In the records below, begin at the line that has "Give me the" and stop after the line that has "ax = fig.add_axes([81"; quote those lines verbatim and nothing more.

◆ Supplied records

********

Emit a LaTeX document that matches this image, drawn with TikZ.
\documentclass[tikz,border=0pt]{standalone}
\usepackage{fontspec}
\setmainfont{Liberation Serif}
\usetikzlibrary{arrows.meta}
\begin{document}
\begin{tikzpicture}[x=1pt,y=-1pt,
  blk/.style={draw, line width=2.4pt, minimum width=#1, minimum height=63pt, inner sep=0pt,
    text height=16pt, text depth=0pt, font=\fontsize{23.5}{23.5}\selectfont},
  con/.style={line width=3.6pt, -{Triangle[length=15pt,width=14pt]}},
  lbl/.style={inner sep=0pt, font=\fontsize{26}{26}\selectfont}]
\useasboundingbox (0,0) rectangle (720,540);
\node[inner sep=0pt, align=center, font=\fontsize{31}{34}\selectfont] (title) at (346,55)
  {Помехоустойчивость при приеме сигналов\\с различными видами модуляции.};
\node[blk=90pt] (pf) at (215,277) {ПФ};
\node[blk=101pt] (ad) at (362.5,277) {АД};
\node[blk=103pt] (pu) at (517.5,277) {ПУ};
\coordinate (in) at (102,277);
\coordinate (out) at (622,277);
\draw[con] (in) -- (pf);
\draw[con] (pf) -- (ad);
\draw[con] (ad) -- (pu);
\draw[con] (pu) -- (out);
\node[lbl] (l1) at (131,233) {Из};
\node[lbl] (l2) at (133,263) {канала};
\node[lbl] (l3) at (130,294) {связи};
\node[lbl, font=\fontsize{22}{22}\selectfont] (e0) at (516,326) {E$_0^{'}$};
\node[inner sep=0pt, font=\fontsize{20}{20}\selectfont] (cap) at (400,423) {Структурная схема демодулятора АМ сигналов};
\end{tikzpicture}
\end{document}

********

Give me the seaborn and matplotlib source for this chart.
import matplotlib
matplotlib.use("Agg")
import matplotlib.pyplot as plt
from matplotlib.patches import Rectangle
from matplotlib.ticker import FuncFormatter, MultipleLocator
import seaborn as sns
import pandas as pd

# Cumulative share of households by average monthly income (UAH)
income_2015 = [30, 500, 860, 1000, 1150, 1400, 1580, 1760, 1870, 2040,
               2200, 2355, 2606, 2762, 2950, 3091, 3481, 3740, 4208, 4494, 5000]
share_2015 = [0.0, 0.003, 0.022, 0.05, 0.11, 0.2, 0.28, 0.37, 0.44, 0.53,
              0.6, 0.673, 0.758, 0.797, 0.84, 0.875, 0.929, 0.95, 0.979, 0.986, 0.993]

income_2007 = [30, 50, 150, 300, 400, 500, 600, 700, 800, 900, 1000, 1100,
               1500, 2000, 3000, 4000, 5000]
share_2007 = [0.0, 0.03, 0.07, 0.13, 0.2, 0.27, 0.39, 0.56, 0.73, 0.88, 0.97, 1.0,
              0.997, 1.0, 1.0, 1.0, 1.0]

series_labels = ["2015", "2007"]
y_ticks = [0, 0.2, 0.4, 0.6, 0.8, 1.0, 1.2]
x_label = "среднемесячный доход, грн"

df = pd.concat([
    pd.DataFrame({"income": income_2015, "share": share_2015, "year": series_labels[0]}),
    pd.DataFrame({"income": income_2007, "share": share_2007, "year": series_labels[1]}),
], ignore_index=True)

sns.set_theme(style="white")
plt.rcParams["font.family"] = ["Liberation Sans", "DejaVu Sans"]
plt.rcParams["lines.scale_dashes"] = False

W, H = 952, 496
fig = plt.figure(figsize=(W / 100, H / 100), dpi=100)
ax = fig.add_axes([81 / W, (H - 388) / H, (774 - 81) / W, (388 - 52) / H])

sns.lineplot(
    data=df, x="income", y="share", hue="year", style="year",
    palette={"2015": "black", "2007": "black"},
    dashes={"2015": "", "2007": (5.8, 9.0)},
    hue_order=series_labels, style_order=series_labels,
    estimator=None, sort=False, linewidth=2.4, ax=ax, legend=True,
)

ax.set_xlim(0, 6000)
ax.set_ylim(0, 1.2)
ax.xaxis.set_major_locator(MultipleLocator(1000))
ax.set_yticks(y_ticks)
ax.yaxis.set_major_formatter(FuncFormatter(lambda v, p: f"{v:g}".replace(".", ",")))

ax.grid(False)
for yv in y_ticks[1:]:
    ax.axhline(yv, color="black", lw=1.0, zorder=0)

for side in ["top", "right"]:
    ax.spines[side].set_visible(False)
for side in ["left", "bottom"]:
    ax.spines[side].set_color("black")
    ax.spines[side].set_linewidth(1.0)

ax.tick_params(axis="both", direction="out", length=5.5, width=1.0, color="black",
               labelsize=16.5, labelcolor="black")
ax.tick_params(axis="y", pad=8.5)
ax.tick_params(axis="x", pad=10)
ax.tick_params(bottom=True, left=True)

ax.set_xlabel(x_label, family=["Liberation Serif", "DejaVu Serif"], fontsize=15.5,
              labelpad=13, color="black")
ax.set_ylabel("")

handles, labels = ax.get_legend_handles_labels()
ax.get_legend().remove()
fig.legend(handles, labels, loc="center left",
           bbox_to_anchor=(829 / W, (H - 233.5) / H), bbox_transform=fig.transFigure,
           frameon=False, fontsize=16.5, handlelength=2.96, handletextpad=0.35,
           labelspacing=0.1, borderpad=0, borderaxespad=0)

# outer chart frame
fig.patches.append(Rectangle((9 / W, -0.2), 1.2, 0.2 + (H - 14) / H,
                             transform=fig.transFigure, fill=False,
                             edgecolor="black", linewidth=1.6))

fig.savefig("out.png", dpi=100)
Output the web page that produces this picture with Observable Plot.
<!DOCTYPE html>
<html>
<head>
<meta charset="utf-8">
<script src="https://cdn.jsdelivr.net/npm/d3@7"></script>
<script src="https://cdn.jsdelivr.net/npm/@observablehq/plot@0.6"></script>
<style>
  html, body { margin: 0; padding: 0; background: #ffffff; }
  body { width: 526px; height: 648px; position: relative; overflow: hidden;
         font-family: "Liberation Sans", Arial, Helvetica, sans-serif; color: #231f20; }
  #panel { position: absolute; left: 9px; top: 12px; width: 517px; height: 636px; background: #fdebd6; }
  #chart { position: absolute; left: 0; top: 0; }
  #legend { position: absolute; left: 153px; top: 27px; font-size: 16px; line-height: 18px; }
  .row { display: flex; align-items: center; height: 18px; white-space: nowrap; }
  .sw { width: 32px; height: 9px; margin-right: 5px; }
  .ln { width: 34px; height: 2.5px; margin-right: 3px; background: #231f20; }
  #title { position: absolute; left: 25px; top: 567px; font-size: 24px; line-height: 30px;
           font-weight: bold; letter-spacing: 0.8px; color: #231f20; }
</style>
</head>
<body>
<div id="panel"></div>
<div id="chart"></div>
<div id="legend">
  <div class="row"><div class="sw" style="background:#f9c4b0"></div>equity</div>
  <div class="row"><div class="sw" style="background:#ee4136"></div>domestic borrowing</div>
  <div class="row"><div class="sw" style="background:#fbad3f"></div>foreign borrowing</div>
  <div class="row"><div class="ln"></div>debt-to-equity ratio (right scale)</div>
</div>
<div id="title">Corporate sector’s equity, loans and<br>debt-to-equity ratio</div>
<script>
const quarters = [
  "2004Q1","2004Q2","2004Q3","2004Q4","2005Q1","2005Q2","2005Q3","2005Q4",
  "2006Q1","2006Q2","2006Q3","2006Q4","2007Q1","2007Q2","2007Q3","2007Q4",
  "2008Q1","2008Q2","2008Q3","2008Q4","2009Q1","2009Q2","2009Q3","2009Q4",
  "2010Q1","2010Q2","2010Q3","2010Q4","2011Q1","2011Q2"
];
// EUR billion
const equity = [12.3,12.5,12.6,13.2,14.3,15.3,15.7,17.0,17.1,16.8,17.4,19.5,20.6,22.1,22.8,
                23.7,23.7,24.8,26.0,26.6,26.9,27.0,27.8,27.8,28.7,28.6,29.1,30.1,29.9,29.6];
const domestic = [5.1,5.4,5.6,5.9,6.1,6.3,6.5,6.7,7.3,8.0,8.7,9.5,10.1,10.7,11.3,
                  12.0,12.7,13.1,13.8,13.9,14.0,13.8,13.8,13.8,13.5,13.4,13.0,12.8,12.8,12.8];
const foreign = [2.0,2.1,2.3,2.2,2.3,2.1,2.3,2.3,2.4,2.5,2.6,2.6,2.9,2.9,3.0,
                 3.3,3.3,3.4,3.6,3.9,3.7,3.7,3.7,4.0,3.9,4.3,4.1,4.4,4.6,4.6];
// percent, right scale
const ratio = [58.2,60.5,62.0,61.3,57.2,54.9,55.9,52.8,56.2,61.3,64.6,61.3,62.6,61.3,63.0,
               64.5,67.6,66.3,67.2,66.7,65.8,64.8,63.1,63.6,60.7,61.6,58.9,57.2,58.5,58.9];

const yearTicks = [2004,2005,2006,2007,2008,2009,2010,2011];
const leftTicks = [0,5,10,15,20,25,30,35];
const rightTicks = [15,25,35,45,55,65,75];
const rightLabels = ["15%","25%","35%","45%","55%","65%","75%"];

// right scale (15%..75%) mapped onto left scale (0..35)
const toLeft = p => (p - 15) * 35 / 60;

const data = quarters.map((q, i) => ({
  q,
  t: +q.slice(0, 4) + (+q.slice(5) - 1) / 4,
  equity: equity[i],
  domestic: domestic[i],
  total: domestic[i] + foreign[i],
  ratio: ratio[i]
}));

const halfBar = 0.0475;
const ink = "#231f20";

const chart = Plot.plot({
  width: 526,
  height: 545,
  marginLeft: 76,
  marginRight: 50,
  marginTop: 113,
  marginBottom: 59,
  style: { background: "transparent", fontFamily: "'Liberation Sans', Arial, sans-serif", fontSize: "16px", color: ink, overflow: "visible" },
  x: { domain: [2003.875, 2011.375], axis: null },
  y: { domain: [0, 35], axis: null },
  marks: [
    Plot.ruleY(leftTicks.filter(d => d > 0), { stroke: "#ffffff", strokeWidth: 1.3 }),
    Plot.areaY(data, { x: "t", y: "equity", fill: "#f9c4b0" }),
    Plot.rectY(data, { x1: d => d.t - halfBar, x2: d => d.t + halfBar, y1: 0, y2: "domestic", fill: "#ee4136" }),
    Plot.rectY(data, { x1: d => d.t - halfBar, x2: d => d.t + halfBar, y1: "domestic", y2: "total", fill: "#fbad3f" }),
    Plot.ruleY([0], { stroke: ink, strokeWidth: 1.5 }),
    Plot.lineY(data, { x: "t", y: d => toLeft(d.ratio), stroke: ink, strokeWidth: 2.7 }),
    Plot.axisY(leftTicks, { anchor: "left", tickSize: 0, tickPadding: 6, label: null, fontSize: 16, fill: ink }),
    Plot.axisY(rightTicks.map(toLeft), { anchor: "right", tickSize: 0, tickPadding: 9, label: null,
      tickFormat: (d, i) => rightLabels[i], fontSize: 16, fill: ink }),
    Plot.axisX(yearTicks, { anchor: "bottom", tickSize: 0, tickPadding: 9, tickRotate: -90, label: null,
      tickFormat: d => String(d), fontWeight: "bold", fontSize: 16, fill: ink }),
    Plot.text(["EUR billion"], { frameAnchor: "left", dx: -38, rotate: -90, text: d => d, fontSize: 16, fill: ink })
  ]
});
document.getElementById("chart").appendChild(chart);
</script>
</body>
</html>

********

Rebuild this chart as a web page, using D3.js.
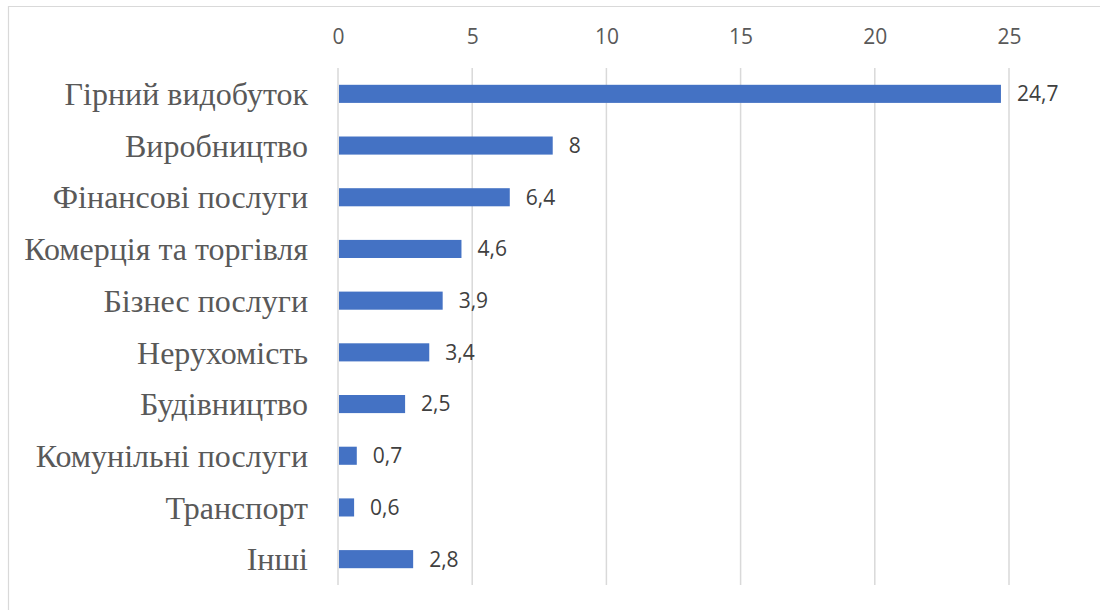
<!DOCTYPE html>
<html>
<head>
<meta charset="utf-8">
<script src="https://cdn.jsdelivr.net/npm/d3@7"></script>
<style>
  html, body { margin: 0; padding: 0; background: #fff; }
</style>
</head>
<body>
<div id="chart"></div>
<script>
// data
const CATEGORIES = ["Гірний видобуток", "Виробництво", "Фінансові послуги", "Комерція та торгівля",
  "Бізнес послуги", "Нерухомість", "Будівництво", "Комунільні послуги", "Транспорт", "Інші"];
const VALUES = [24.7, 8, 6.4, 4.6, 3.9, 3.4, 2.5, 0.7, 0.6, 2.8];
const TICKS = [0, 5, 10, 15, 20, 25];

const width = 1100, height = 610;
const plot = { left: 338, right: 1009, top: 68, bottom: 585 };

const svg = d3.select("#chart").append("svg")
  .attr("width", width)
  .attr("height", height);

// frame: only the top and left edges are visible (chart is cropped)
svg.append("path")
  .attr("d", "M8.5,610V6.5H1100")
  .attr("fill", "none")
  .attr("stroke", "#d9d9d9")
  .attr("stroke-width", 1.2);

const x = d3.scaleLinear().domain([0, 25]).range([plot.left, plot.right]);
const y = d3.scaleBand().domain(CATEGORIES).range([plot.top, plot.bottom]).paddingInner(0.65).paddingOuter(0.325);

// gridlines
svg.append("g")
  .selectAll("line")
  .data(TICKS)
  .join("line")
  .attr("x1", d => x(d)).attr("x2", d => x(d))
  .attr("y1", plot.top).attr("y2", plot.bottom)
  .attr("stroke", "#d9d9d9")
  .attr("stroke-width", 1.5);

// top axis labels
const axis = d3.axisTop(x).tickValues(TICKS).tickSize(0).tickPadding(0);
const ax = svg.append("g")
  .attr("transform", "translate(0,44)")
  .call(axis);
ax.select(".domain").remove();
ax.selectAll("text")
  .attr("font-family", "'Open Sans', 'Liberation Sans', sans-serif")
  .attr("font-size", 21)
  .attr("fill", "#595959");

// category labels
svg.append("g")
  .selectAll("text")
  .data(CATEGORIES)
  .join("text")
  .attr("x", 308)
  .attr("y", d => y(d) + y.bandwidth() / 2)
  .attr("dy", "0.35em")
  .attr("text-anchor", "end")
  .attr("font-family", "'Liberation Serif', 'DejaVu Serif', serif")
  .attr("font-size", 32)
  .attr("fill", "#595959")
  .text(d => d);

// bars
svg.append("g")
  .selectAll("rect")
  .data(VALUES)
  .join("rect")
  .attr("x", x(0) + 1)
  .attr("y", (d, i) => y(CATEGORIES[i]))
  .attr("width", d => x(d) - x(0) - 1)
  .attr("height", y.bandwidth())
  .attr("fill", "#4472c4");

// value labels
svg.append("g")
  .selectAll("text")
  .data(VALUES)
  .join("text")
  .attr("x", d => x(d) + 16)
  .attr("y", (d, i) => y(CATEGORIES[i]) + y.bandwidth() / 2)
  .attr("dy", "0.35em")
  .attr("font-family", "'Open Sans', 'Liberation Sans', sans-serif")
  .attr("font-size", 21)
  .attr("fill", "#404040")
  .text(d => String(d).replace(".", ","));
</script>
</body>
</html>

********

◆ Task response
Give me the seaborn and matplotlib source for this chart.
import matplotlib
matplotlib.use("Agg")
import matplotlib.pyplot as plt
from matplotlib.patches import Rectangle
from matplotlib.ticker import FuncFormatter, MultipleLocator
import seaborn as sns
import pandas as pd

# Cumulative share of households by average monthly income (UAH)
income_2015 = [30, 500, 860, 1000, 1150, 1400, 1580, 1760, 1870, 2040,
               2200, 2355, 2606, 2762, 2950, 3091, 3481, 3740, 4208, 4494, 5000]
share_2015 = [0.0, 0.003, 0.022, 0.05, 0.11, 0.2, 0.28, 0.37, 0.44, 0.53,
              0.6, 0.673, 0.758, 0.797, 0.84, 0.875, 0.929, 0.95, 0.979, 0.986, 0.993]

income_2007 = [30, 50, 150, 300, 400, 500, 600, 700, 800, 900, 1000, 1100,
               1500, 2000, 3000, 4000, 5000]
share_2007 = [0.0, 0.03, 0.07, 0.13, 0.2, 0.27, 0.39, 0.56, 0.73, 0.88, 0.97, 1.0,
              0.997, 1.0, 1.0, 1.0, 1.0]

series_labels = ["2015", "2007"]
y_ticks = [0, 0.2, 0.4, 0.6, 0.8, 1.0, 1.2]
x_label = "среднемесячный доход, грн"

df = pd.concat([
    pd.DataFrame({"income": income_2015, "share": share_2015, "year": series_labels[0]}),
    pd.DataFrame({"income": income_2007, "share": share_2007, "year": series_labels[1]}),
], ignore_index=True)

sns.set_theme(style="white")
plt.rcParams["font.family"] = ["Liberation Sans", "DejaVu Sans"]
plt.rcParams["lines.scale_dashes"] = False

W, H = 952, 496
fig = plt.figure(figsize=(W / 100, H / 100), dpi=100)
ax = fig.add_axes([81 / W, (H - 388) / H, (774 - 81) / W, (388 - 52) / H])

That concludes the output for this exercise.